((

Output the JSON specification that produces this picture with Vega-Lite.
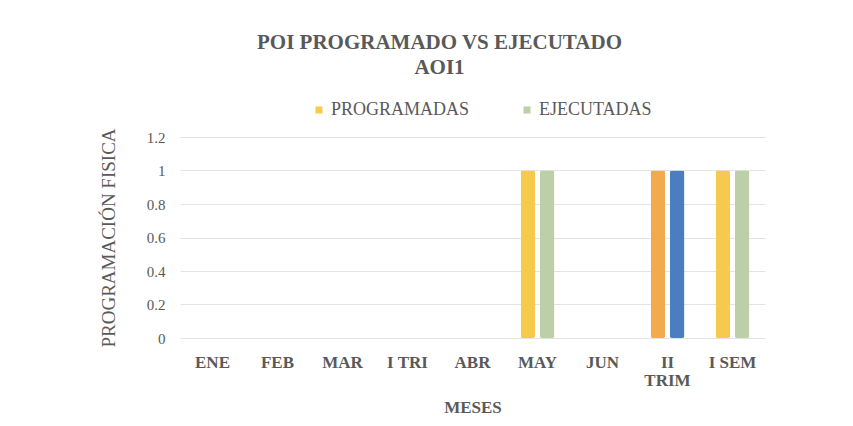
{
  "$schema": "https://vega.github.io/schema/vega-lite/v6.json",
  "width": 585,
  "height": 201,
  "autosize": {"type": "none"},
  "padding": {"left": 180, "top": 137, "right": 88, "bottom": 88},
  "background": "white",
  "title": {
    "text": ["POI PROGRAMADO VS EJECUTADO", "AOI1"],
    "fontSize": 21,
    "fontWeight": "bold",
    "color": "#595959",
    "lineHeight": 25,
    "anchor": "middle",
    "dx": -33,
    "offset": 23
  },
  "data": {
    "values": [
      {"mes": "ENE", "tipo": "PROGRAMADAS", "grupo": "PROGRAMADAS", "valor": 0},
      {"mes": "ENE", "tipo": "EJECUTADAS", "grupo": "EJECUTADAS", "valor": 0},
      {"mes": "FEB", "tipo": "PROGRAMADAS", "grupo": "PROGRAMADAS", "valor": 0},
      {"mes": "FEB", "tipo": "EJECUTADAS", "grupo": "EJECUTADAS", "valor": 0},
      {"mes": "MAR", "tipo": "PROGRAMADAS", "grupo": "PROGRAMADAS", "valor": 0},
      {"mes": "MAR", "tipo": "EJECUTADAS", "grupo": "EJECUTADAS", "valor": 0},
      {"mes": "I TRI", "tipo": "PROGRAMADAS", "grupo": "PROGRAMADAS", "valor": 0},
      {"mes": "I TRI", "tipo": "EJECUTADAS", "grupo": "EJECUTADAS", "valor": 0},
      {"mes": "ABR", "tipo": "PROGRAMADAS", "grupo": "PROGRAMADAS", "valor": 0},
      {"mes": "ABR", "tipo": "EJECUTADAS", "grupo": "EJECUTADAS", "valor": 0},
      {"mes": "MAY", "tipo": "PROGRAMADAS", "grupo": "PROGRAMADAS", "valor": 1},
      {"mes": "MAY", "tipo": "EJECUTADAS", "grupo": "EJECUTADAS", "valor": 1},
      {"mes": "JUN", "tipo": "PROGRAMADAS", "grupo": "PROGRAMADAS", "valor": 0},
      {"mes": "JUN", "tipo": "EJECUTADAS", "grupo": "EJECUTADAS", "valor": 0},
      {"mes": "II TRIM", "tipo": "PROGRAMADAS", "grupo": "PROGRAMADAS (II TRIM)", "valor": 1},
      {"mes": "II TRIM", "tipo": "EJECUTADAS", "grupo": "EJECUTADAS (II TRIM)", "valor": 1},
      {"mes": "I SEM", "tipo": "PROGRAMADAS", "grupo": "PROGRAMADAS", "valor": 1},
      {"mes": "I SEM", "tipo": "EJECUTADAS", "grupo": "EJECUTADAS", "valor": 1}
    ]
  },
  "mark": {"type": "bar", "cornerRadius": 2},
  "encoding": {
    "x": {
      "field": "mes",
      "type": "nominal",
      "sort": ["ENE", "FEB", "MAR", "I TRI", "ABR", "MAY", "JUN", "II TRIM", "I SEM"],
      "scale": {"paddingInner": 0.48, "paddingOuter": 0.24},
      "axis": {
        "title": "MESES",
        "titleFontSize": 17,
        "titleFontWeight": "bold",
        "titleColor": "#595959",
        "titlePadding": 11,
        "labelFontSize": 17,
        "labelFontWeight": "bold",
        "labelColor": "#595959",
        "labelAngle": 0,
        "labelPadding": 16,
        "labelLineHeight": 18,
        "labelExpr": "datum.label == 'II TRIM' ? ['II', 'TRIM'] : datum.label",
        "domain": false,
        "ticks": false,
        "grid": false
      }
    },
    "xOffset": {
      "field": "tipo",
      "type": "nominal",
      "sort": ["PROGRAMADAS", "EJECUTADAS"],
      "scale": {"paddingInner": 0.25}
    },
    "y": {
      "field": "valor",
      "type": "quantitative",
      "scale": {"domain": [0, 1.2], "nice": false},
      "axis": {
        "title": "PROGRAMACIÓN FISICA",
        "titleFontSize": 19,
        "titleFontWeight": "normal",
        "titleColor": "#595959",
        "titlePadding": 28,
        "labelFontSize": 15,
        "labelColor": "#595959",
        "labelPadding": 15,
        "values": [0, 0.2, 0.4, 0.6, 0.8, 1, 1.2],
        "format": "~g",
        "domain": false,
        "ticks": false,
        "gridColor": "#E3E3E3",
        "gridWidth": 1
      }
    },
    "color": {
      "field": "grupo",
      "type": "nominal",
      "scale": {
        "domain": ["PROGRAMADAS", "EJECUTADAS", "PROGRAMADAS (II TRIM)", "EJECUTADAS (II TRIM)"],
        "range": ["#F6CA4C", "#BDCFA6", "#F1AB4C", "#4A7EC0"]
      },
      "legend": {
        "values": ["PROGRAMADAS", "EJECUTADAS"],
        "title": null,
        "orient": "none",
        "direction": "horizontal",
        "legendX": 130,
        "legendY": -36,
        "symbolType": "square",
        "symbolSize": 49,
        "symbolStrokeWidth": 0,
        "labelFontSize": 18,
        "labelColor": "#595959",
        "labelOffset": 3,
        "columnPadding": 48
      }
    }
  },
  "config": {
    "font": "Liberation Serif",
    "view": {"stroke": null}
  }
}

))

• **EXERCISE AIM**: Transcribe the whole listing exactly. Pictures stay out of your copy.

• **EXERCISE ANSWER**:
Output the JSON specification that produces this picture with Vega-Lite.
{
  "$schema": "https://vega.github.io/schema/vega-lite/v6.json",
  "width": 585,
  "height": 201,
  "autosize": {"type": "none"},
  "padding": {"left": 180, "top": 137, "right": 88, "bottom": 88},
  "background": "white",
  "title": {
    "text": ["POI PROGRAMADO VS EJECUTADO", "AOI1"],
    "fontSize": 21,
    "fontWeight": "bold",
    "color": "#595959",
    "lineHeight": 25,
    "anchor": "middle",
    "dx": -33,
    "offset": 23
  },
  "data": {
    "values": [
      {"mes": "ENE", "tipo": "PROGRAMADAS", "grupo": "PROGRAMADAS", "valor": 0},
      {"mes": "ENE", "tipo": "EJECUTADAS", "grupo": "EJECUTADAS", "valor": 0},
      {"mes": "FEB", "tipo": "PROGRAMADAS", "grupo": "PROGRAMADAS", "valor": 0},
      {"mes": "FEB", "tipo": "EJECUTADAS", "grupo": "EJECUTADAS", "valor": 0},
      {"mes": "MAR", "tipo": "PROGRAMADAS", "grupo": "PROGRAMADAS", "valor": 0},
      {"mes": "MAR", "tipo": "EJECUTADAS", "grupo": "EJECUTADAS", "valor": 0},
      {"mes": "I TRI", "tipo": "PROGRAMADAS", "grupo": "PROGRAMADAS", "valor": 0},
      {"mes": "I TRI", "tipo": "EJECUTADAS", "grupo": "EJECUTADAS", "valor": 0},
      {"mes": "ABR", "tipo": "PROGRAMADAS", "grupo": "PROGRAMADAS", "valor": 0},
      {"mes": "ABR", "tipo": "EJECUTADAS", "grupo": "EJECUTADAS", "valor": 0},
      {"mes": "MAY", "tipo": "PROGRAMADAS", "grupo": "PROGRAMADAS", "valor": 1},
      {"mes": "MAY", "tipo": "EJECUTADAS", "grupo": "EJECUTADAS", "valor": 1},
      {"mes": "JUN", "tipo": "PROGRAMADAS", "grupo": "PROGRAMADAS", "valor": 0},
      {"mes": "JUN", "tipo": "EJECUTADAS", "grupo": "EJECUTADAS", "valor": 0},
      {"mes": "II TRIM", "tipo": "PROGRAMADAS", "grupo": "PROGRAMADAS (II TRIM)", "valor": 1},
      {"mes": "II TRIM", "tipo": "EJECUTADAS", "grupo": "EJECUTADAS (II TRIM)", "valor": 1},
      {"mes": "I SEM", "tipo": "PROGRAMADAS", "grupo": "PROGRAMADAS", "valor": 1},
      {"mes": "I SEM", "tipo": "EJECUTADAS", "grupo": "EJECUTADAS", "valor": 1}
    ]
  },
  "mark": {"type": "bar", "cornerRadius": 2},
  "encoding": {
    "x": {
      "field": "mes",
      "type": "nominal",
      "sort": ["ENE", "FEB", "MAR", "I TRI", "ABR", "MAY", "JUN", "II TRIM", "I SEM"],
      "scale": {"paddingInner": 0.48, "paddingOuter": 0.24},
      "axis": {
        "title": "MESES",
        "titleFontSize": 17,
        "titleFontWeight": "bold",
        "titleColor": "#595959",
        "titlePadding": 11,
        "labelFontSize": 17,
        "labelFontWeight": "bold",
        "labelColor": "#595959",
        "labelAngle": 0,
        "labelPadding": 16,
        "labelLineHeight": 18,
        "labelExpr": "datum.label == 'II TRIM' ? ['II', 'TRIM'] : datum.label",
        "domain": false,
        "ticks": false,
        "grid": false
      }
    },
    "xOffset": {
      "field": "tipo",
      "type": "nominal",
      "sort": ["PROGRAMADAS", "EJECUTADAS"],
      "scale": {"paddingInner": 0.25}
    },
    "y": {
      "field": "valor",
      "type": "quantitative",
      "scale": {"domain": [0, 1.2], "nice": false},
      "axis": {
        "title": "PROGRAMACIÓN FISICA",
        "titleFontSize": 19,
        "titleFontWeight": "normal",
        "titleColor": "#595959",
        "titlePadding": 28,
        "labelFontSize": 15,
        "labelColor": "#595959",
        "labelPadding": 15,
        "values": [0, 0.2, 0.4, 0.6, 0.8, 1, 1.2],
        "format": "~g",
        "domain": false,
        "ticks": false,
        "gridColor": "#E3E3E3",
        "gridWidth": 1
      }
    },
    "color": {
      "field": "grupo",
      "type": "nominal",
      "scale": {
        "domain": ["PROGRAMADAS", "EJECUTADAS", "PROGRAMADAS (II TRIM)", "EJECUTADAS (II TRIM)"],
        "range": ["#F6CA4C", "#BDCFA6", "#F1AB4C", "#4A7EC0"]
      },
      "legend": {
        "values": ["PROGRAMADAS", "EJECUTADAS"],
        "title": null,
        "orient": "none",
        "direction": "horizontal",
        "legendX": 130,
        "legendY": -36,
        "symbolType": "square",
        "symbolSize": 49,
        "symbolStrokeWidth": 0,
        "labelFontSize": 18,
        "labelColor": "#595959",
        "labelOffset": 3,
        "columnPadding": 48
      }
    }
  },
  "config": {
    "font": "Liberation Serif",
    "view": {"stroke": null}
  }
}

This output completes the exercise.